Given problem: Leave the pictures out and quote every line from the start of the listing to the line with "const xStatic=[0.310,0.923,1.048,1.048,0.472,0.472];", inclusive.

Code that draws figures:

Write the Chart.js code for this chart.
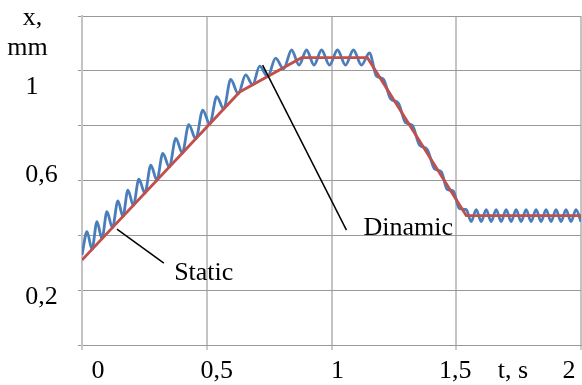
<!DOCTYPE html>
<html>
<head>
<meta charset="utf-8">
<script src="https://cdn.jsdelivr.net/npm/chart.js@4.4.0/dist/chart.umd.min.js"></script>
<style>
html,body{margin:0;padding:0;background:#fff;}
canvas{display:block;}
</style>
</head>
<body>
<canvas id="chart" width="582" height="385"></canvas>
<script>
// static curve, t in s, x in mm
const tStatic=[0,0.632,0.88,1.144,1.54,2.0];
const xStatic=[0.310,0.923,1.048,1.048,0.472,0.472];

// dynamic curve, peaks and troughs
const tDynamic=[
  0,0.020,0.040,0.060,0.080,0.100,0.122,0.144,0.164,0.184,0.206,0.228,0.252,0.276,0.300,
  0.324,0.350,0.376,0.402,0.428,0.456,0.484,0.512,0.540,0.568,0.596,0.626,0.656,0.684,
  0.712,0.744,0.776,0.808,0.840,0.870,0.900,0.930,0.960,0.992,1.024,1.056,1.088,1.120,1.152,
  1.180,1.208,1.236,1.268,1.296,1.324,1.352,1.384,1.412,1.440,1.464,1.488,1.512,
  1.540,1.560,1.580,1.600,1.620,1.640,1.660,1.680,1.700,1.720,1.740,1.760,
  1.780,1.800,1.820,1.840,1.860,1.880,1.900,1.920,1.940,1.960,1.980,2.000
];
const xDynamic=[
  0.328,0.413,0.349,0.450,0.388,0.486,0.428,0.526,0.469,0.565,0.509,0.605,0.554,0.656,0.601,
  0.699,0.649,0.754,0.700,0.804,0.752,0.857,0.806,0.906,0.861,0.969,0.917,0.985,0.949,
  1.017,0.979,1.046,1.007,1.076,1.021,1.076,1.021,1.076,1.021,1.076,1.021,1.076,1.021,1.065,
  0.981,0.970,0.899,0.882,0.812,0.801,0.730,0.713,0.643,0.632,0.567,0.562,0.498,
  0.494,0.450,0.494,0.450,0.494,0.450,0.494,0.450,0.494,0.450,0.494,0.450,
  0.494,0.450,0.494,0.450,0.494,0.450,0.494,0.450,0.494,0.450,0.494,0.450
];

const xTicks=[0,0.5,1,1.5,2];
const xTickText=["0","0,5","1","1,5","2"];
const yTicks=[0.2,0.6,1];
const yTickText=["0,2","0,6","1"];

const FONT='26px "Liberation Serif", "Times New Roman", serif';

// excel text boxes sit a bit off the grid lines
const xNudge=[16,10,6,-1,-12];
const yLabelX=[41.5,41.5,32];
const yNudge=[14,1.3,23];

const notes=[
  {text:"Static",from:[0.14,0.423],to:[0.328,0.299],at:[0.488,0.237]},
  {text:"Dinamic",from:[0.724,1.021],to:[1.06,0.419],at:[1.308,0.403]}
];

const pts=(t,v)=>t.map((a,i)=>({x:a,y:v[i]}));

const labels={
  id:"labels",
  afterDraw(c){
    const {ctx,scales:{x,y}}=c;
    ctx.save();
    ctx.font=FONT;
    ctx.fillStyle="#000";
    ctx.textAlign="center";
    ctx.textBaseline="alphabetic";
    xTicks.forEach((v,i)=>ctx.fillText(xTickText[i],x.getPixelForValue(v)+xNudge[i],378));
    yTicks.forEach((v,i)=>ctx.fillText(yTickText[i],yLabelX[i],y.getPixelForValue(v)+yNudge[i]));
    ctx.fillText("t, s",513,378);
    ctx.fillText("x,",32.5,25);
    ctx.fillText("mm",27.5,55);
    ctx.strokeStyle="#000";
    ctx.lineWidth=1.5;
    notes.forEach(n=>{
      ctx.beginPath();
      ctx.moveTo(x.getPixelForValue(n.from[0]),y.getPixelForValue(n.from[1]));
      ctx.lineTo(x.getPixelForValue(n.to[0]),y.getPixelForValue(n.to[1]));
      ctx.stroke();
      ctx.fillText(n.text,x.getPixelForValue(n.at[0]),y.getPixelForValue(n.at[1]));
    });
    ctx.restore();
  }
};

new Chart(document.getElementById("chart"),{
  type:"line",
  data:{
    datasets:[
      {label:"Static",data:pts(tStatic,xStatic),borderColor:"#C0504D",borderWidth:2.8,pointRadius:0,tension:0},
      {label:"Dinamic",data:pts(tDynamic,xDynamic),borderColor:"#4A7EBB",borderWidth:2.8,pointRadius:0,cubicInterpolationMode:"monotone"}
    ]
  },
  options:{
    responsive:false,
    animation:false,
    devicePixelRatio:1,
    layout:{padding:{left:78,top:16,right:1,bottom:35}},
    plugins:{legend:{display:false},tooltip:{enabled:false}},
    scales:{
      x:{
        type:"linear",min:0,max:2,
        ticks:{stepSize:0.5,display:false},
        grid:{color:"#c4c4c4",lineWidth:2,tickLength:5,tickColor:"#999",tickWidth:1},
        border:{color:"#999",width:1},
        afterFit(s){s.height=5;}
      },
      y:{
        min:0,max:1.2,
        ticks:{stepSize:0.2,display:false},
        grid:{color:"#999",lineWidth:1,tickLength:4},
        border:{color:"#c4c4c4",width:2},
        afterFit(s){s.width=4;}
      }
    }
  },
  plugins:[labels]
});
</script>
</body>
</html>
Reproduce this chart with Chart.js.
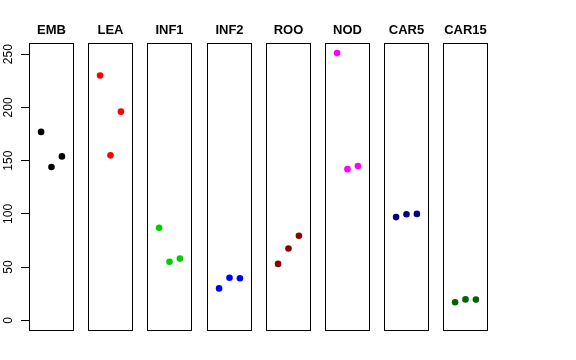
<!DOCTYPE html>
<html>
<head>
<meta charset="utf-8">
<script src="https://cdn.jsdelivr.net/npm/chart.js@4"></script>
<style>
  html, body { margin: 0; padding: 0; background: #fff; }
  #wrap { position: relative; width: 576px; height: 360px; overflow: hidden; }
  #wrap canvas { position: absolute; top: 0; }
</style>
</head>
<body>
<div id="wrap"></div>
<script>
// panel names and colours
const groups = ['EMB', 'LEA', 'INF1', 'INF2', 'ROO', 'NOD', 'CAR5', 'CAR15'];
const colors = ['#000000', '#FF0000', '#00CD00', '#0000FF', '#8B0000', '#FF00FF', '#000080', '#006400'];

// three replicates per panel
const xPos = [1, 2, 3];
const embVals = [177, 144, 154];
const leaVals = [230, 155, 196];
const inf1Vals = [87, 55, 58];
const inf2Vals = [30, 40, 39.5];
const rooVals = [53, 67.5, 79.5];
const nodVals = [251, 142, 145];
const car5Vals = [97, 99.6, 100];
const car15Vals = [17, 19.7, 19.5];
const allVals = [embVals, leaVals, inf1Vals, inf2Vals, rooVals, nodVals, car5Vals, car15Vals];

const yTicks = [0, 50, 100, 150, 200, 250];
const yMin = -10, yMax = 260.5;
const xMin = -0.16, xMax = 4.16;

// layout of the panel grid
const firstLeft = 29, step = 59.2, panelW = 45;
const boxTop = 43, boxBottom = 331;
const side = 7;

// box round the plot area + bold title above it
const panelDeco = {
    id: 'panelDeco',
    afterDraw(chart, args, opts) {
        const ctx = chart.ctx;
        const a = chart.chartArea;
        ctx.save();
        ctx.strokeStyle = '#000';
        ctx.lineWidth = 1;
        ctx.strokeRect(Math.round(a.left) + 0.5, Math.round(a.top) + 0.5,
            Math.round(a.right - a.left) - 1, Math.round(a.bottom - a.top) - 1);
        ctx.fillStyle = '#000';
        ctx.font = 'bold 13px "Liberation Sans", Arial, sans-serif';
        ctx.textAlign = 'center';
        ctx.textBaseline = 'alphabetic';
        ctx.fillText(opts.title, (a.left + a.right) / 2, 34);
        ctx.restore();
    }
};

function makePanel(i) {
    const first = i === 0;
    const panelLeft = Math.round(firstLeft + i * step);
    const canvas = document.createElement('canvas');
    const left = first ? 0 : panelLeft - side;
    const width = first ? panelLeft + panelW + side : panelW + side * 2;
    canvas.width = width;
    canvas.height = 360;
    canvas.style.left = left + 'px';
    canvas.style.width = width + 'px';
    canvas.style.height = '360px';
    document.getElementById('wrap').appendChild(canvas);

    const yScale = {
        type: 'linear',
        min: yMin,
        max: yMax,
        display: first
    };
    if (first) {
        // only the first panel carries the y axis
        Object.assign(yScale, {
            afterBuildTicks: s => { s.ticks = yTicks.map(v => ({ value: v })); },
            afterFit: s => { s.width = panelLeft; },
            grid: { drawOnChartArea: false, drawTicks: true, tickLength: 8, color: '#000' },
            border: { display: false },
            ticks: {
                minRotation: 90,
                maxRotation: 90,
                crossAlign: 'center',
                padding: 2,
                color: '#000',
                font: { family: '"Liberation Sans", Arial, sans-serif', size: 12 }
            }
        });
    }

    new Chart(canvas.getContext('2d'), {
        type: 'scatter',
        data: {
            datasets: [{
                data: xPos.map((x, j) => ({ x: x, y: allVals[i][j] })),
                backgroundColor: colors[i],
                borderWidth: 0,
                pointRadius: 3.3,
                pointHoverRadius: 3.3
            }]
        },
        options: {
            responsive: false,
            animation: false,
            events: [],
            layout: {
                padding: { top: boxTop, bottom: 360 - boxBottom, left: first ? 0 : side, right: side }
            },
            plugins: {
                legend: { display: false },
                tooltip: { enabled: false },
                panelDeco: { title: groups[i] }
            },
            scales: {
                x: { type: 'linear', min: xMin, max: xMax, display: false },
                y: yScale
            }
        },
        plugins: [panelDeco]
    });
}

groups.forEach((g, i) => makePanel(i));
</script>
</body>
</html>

Written solution:
Write the Chart.js code for this chart.
<!DOCTYPE html>
<html>
<head>
<meta charset="utf-8">
<script src="https://cdn.jsdelivr.net/npm/chart.js@4.4.0/dist/chart.umd.min.js"></script>
<style>
html,body{margin:0;padding:0;background:#fff;}
canvas{display:block;}
</style>
</head>
<body>
<canvas id="chart" width="582" height="385"></canvas>
<script>
// static curve, t in s, x in mm
const tStatic=[0,0.632,0.88,1.144,1.54,2.0];
const xStatic=[0.310,0.923,1.048,1.048,0.472,0.472];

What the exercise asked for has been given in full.